TASK GOAL
Below are some records. Output the lines from the first one through the line that holds "ax.set_yticklabels(categories)", exactly as written, with no pictures.
+++
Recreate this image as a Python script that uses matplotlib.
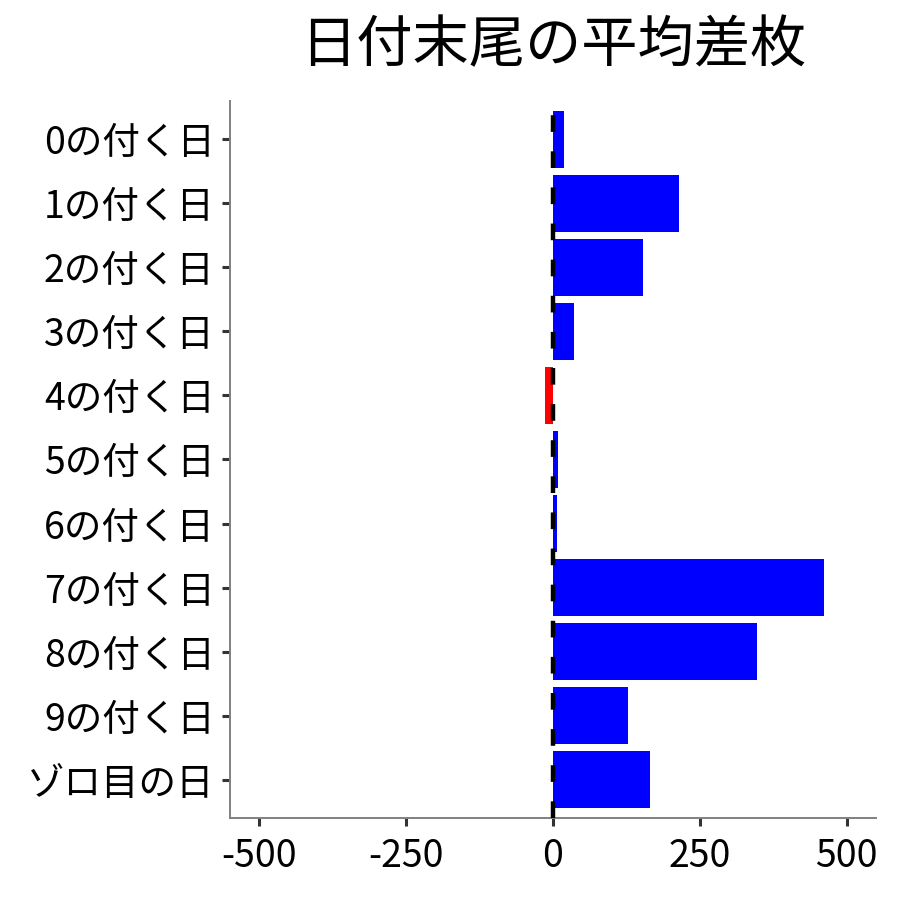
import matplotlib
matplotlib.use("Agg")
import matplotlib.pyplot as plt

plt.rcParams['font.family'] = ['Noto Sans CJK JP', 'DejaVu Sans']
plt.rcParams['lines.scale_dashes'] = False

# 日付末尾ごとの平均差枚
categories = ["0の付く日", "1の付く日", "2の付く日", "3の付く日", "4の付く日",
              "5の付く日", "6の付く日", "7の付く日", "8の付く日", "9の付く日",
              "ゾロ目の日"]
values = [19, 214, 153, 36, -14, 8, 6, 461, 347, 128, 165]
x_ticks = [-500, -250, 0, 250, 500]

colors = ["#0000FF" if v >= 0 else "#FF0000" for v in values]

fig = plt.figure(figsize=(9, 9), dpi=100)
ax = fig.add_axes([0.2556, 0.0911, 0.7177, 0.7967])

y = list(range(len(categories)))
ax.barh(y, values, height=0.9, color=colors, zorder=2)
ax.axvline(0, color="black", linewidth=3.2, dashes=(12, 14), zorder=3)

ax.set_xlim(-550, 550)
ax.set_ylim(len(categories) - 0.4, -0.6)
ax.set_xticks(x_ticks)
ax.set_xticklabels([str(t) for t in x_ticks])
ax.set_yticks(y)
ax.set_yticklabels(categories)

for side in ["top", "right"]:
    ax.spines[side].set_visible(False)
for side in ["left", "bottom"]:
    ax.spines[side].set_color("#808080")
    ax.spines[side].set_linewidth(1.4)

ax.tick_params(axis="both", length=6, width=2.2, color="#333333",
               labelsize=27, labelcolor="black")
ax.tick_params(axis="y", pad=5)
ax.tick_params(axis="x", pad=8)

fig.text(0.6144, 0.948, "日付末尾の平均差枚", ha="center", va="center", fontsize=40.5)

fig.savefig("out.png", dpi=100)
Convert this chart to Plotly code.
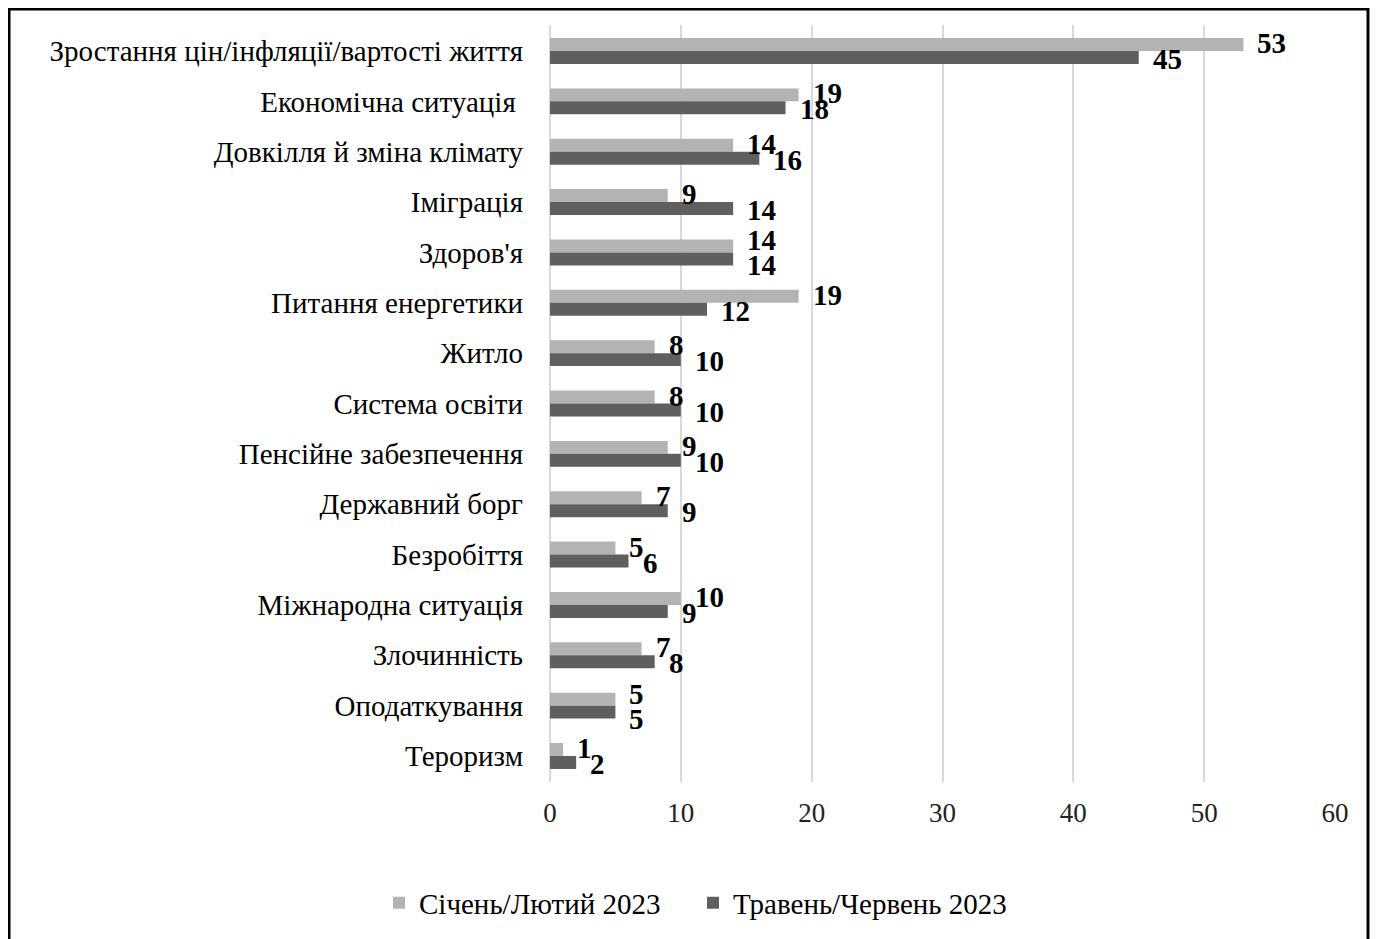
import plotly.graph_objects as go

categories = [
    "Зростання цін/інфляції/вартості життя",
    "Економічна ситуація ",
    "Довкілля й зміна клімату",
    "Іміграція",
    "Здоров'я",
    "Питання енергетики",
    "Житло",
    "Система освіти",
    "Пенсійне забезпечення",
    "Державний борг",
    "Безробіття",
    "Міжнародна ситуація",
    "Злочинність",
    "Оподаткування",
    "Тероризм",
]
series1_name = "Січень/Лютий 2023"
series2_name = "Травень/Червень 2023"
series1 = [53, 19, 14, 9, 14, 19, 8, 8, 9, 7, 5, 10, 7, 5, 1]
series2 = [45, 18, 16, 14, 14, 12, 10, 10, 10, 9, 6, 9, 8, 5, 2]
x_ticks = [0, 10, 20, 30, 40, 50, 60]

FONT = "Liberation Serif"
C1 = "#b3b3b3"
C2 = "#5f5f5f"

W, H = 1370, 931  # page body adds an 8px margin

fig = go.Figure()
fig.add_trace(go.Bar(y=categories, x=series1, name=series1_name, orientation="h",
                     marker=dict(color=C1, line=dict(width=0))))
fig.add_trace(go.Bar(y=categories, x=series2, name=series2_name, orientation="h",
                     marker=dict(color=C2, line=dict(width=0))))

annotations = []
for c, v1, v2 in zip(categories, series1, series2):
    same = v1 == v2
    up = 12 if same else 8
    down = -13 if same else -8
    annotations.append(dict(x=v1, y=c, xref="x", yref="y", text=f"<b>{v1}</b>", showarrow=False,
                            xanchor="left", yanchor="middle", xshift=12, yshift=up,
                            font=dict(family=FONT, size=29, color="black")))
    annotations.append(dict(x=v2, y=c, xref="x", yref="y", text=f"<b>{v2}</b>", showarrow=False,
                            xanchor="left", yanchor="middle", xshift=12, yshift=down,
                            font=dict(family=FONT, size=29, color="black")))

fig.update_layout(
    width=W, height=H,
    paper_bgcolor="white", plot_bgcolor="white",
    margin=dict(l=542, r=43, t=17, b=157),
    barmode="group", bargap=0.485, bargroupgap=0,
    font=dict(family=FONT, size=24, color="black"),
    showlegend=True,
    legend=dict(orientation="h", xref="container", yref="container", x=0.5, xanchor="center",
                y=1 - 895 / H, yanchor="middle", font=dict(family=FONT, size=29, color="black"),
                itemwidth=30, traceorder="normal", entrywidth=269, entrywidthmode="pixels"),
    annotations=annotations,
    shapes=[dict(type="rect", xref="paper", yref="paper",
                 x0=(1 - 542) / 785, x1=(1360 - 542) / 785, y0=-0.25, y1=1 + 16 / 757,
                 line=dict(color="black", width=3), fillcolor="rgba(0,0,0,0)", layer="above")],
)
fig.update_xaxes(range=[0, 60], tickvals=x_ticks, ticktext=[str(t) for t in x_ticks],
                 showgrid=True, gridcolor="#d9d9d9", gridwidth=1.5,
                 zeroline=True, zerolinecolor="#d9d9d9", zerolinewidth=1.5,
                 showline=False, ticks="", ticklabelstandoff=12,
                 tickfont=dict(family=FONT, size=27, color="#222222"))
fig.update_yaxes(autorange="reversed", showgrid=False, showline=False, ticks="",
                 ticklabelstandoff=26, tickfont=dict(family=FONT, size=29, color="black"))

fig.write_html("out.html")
+++
REPLY TO THE EXERCISE
Recreate this image as a Python script that uses matplotlib.
import matplotlib
matplotlib.use("Agg")
import matplotlib.pyplot as plt

plt.rcParams['font.family'] = ['Noto Sans CJK JP', 'DejaVu Sans']
plt.rcParams['lines.scale_dashes'] = False

# 日付末尾ごとの平均差枚
categories = ["0の付く日", "1の付く日", "2の付く日", "3の付く日", "4の付く日",
              "5の付く日", "6の付く日", "7の付く日", "8の付く日", "9の付く日",
              "ゾロ目の日"]
values = [19, 214, 153, 36, -14, 8, 6, 461, 347, 128, 165]
x_ticks = [-500, -250, 0, 250, 500]

colors = ["#0000FF" if v >= 0 else "#FF0000" for v in values]

fig = plt.figure(figsize=(9, 9), dpi=100)
ax = fig.add_axes([0.2556, 0.0911, 0.7177, 0.7967])

y = list(range(len(categories)))
ax.barh(y, values, height=0.9, color=colors, zorder=2)
ax.axvline(0, color="black", linewidth=3.2, dashes=(12, 14), zorder=3)

ax.set_xlim(-550, 550)
ax.set_ylim(len(categories) - 0.4, -0.6)
ax.set_xticks(x_ticks)
ax.set_xticklabels([str(t) for t in x_ticks])
ax.set_yticks(y)
ax.set_yticklabels(categories)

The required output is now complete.